Nel momento in cui si riconosce ostile verso ogni forma di bellezza Mishima Yukio si ritrova prossimo al sangue alla morte alla notte. E lo scrittore giapponese conosce il gioco dei chiaroscuri, quella linea di confine (arbitraria come quella che ci appare ad ogni orizzonte) così affascinante come un vecchio noir francese. E, quando si colora – pensate al classico Casablanca – diviene una sorta di clown da circo o tanto simile alla vecchia signora che si imbelletta cadendo nel ridicolo e nel patetico, di cui Luigi Pirandello ne ha tratto il senso dell’ironia sulla scena e nella vita – la quale, in fondo, è un palcoscenico a cielo aperto, a cui, se si dà serietà, non merita pagare il biglietto. Ci hanno buttato dentro (la Geworfenheit), come dadi in un bussolotto. Ed Eraclito – sempre in quei luoghi antichi torna doverosamente il pensiero riflettente – immagina il tempo un bimbetto che gioca, ‘il regno di un fanciullo’.

Rimane inevasa la domanda. Come delineare i contorni ove nell’ombra l’essenziale accade? ‘Tre fiammiferi accesi nella notte, uno ad uno – il primo per vedere tutto il tuo viso – il secondo per vedere i tuoi occhi – l’ultimo per vedere la tua bocca – e l’oscurità intera per ricordarmi di tutto ciò – mentre ti stringo tra le mie braccia’ (dalle poesie d’amore di Jacques Prévert).

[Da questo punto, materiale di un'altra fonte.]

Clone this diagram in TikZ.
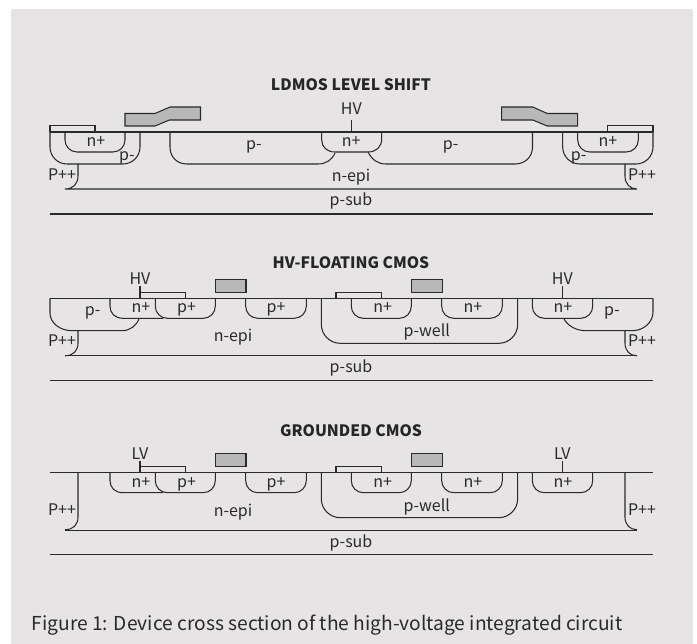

Non è sufficiente se non si vuole scadere in tentazioni perverse da lettino o divano psicanalista. Il linguaggio del corpo, certo, ma da solo non riempie lo spazio delle ombre quale mistero del vissuto con i suoi segreti. Domina, in quello spazio, anche la mente con le sue tentazioni. E quel dimesso reiterato esperire nel quotidiano, insignificante all’apparenza, eppure capace di un gesto una parola un lampo che trasfigura e si trasmuta. Cercherò di chiarirmi con un esempio, un momento di quella ‘eresia’ che mi consente di definirmi, magari con un eccesso di vezzo, anarchico e fascista.

Mishima vi ha scritto Sole e Acciaio – l’istante estremo in cui lo spirito ed il corpo si congiungono tramite la lama affilata della spada –; a Torino quel ‘franco tiratore’ che catturato armi in pugno lesto si posiziona per il plotone d’esecuzione aggiustandosi la giacchetta e dando un tocco ai capelli – così racconta uno dei partigiani accorsi ad arrestarlo. E lo annota nel suo diario con dovuto rispetto, quasi ammirazione. Non ricordo l’origine del conversare, della discussione, a pranzo nel grottino che Claudio sta ristrutturando. Porto quest’ultimo esempio e lo metto a confronto – non mi si accusi di blasfemia (!) – con il Duce catturato, in quei medesimi giorni di fine aprile ’45, con addosso un pastrano tedesco. E non mi pento d’aver aggiunto come ‘sono qui’ per il gesto di quell’anonimo in camicia nera, vissuto in anni e mesi ‘in ombra’, per quel gesto di perfezione e di estetica, più ed oltre quanto e come Mussolini ha affrontato l’estremo confine della sua esistenza (certo egli rimane il Capo di una storia che mi è cara e che non rinnego).

La risposta rimane, lo so, tuttora inevasa. ‘Tutto quello che è interessante accade nell’ombra’. Ha bisogno, però, della luce per divenire storia oppure rimane in sé come perle in uno scrigno serrato. Quale la cifra? Nascondersi è la sua misura? Senza perché (come la rosa di Angelo Silesio; come l’uomo per Heidegger) ma tanto basta… Eppure con l’inchiostro e con il sangue ci raccontiamo, raccontiamo di come v’è altro. Ed altro ancora. Ignari se sia a fondo l’Essere o il Nulla ma, a ben vedere, conta poco, rimane patrimonio del proprio gusto personale. In ombra… ‘Curiosità! Curiosità!’